Christopher R. Drahozal

Associate Reporter, Restatement of the Law, The U.S. Law of International Commercial Arbitration

Chris Drahozal is an internationally known scholar whose writing focuses on the law and economics of dispute resolution, particularly arbitration. Drahozal is the author of multiple books and numerous articles on commercial arbitration. He has given presentations on the subject in Europe, Asia, Canada, and the United States, and has testified before Congress and state legislatures on arbitration matters as well. He has previously served as a Special Advisor to the Consumer Financial Protection Bureau, assisting with its study of arbitration clauses in consumer financial services contracts

Catherine A. Rogers

Associate Reporter, Restatement of the Law, The U.S. Law of International Commercial Arbitration

Catherine A. Rogers is a scholar of international arbitration and professional ethics at Bocconi University, with an appointment as a Research Proessor at University of California Law, San Francisco. Her scholarship focuses on the convergence of the public and private in international adjudication, the intersection of markets and regulation in guiding professional conduct, and on the reconceptualization of the attorney as a global actor.
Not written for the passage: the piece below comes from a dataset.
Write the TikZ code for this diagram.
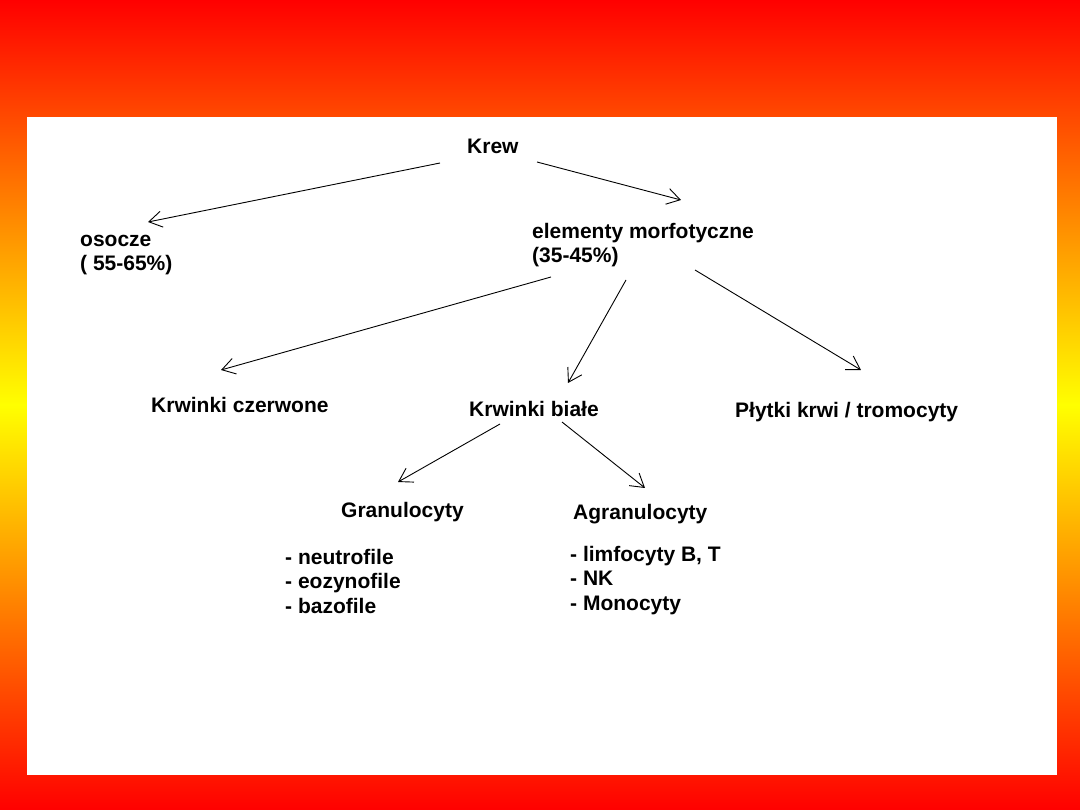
\documentclass[tikz,border=0pt]{standalone}
\usepackage{fontspec}
\setmainfont{Liberation Sans}
\usetikzlibrary{arrows.meta}

\tikzset{
  lbl/.style={anchor=base west, inner sep=0pt, align=left,
              font=\fontsize{21}{24.5}\selectfont\bfseries},
  arr/.style={-{Straight Barb[length=13pt,width=16pt]}, line width=0.9pt}
}

\begin{document}
\begin{tikzpicture}[x=1pt, y=-1pt]
      \useasboundingbox (0,0) rectangle (1080,810);
      % Background
      \shade[top color=red, bottom color=yellow] (0,0) rectangle (1080,405);
      \shade[top color=yellow, bottom color=red] (0,405) rectangle (1080,810);
      \fill[white] (27,117) rectangle (1057,775);
      % Labels (multi-line ones sit on their last line)
      \node[lbl] (krew) at (467,154) {Krew};
      \node[lbl] (osocze) at (80,271) {osocze\\( 55-65\%)};
      \node[lbl] (elem) at (532,263) {elementy morfotyczne\\(35-45\%)};
      \node[lbl] (czerw) at (151,413) {Krwinki czerwone};
      \node[lbl] (biale) at (469,417) {Krwinki białe};
      \node[lbl] (plytki) at (735,418) {Płytki krwi / tromocyty};
      \node[lbl] (granul) at (341,518) {Granulocyty};
      \node[lbl] (agranul) at (573,519) {Agranulocyty};
      \node[lbl] (granlist) at (285,613) {- neutrofile\\- eozynofile\\- bazofile};
      \node[lbl] (agrlist) at (570,610) {- limfocyty B, T\\- NK\\- Monocyty};
      % Arrow ends
      \coordinate (krew-l) at (440,163);
      \coordinate (krew-r) at (537,162);
      \coordinate (osocze-in) at (148,222);
      \coordinate (elem-in) at (681,200);
      \coordinate (elem-l) at (551,277);
      \coordinate (elem-m) at (626,280);
      \coordinate (elem-r) at (695,270);
      \coordinate (czerw-in) at (221,370);
      \coordinate (biale-in) at (568,383);
      \coordinate (plytki-in) at (861,370);
      \coordinate (biale-l) at (500,424);
      \coordinate (biale-r) at (562,422);
      \coordinate (granul-in) at (398,482);
      \coordinate (agranul-in) at (645,488);
      % Arrows
      \draw[arr] (krew-l) -- (osocze-in);
      \draw[arr] (krew-r) -- (elem-in);
      \draw[arr] (elem-l) -- (czerw-in);
      \draw[arr] (elem-m) -- (biale-in);
      \draw[arr] (elem-r) -- (plytki-in);
      \draw[arr] (biale-l) -- (granul-in);
      \draw[arr] (biale-r) -- (agranul-in);
\end{tikzpicture}
\end{document}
Among other appointments, she sits on the International Advisory Board of the Vienna International Arbitration Centre and the Oxford University Press Investment Claims Advisory Board. She co-chaired the ICCA-Queen Mary Task Force on Third-Party Funding in International Arbitration, and regularly engages in capacity-building activities to promote international dispute resolution and the rule of law in developing and emerging economies.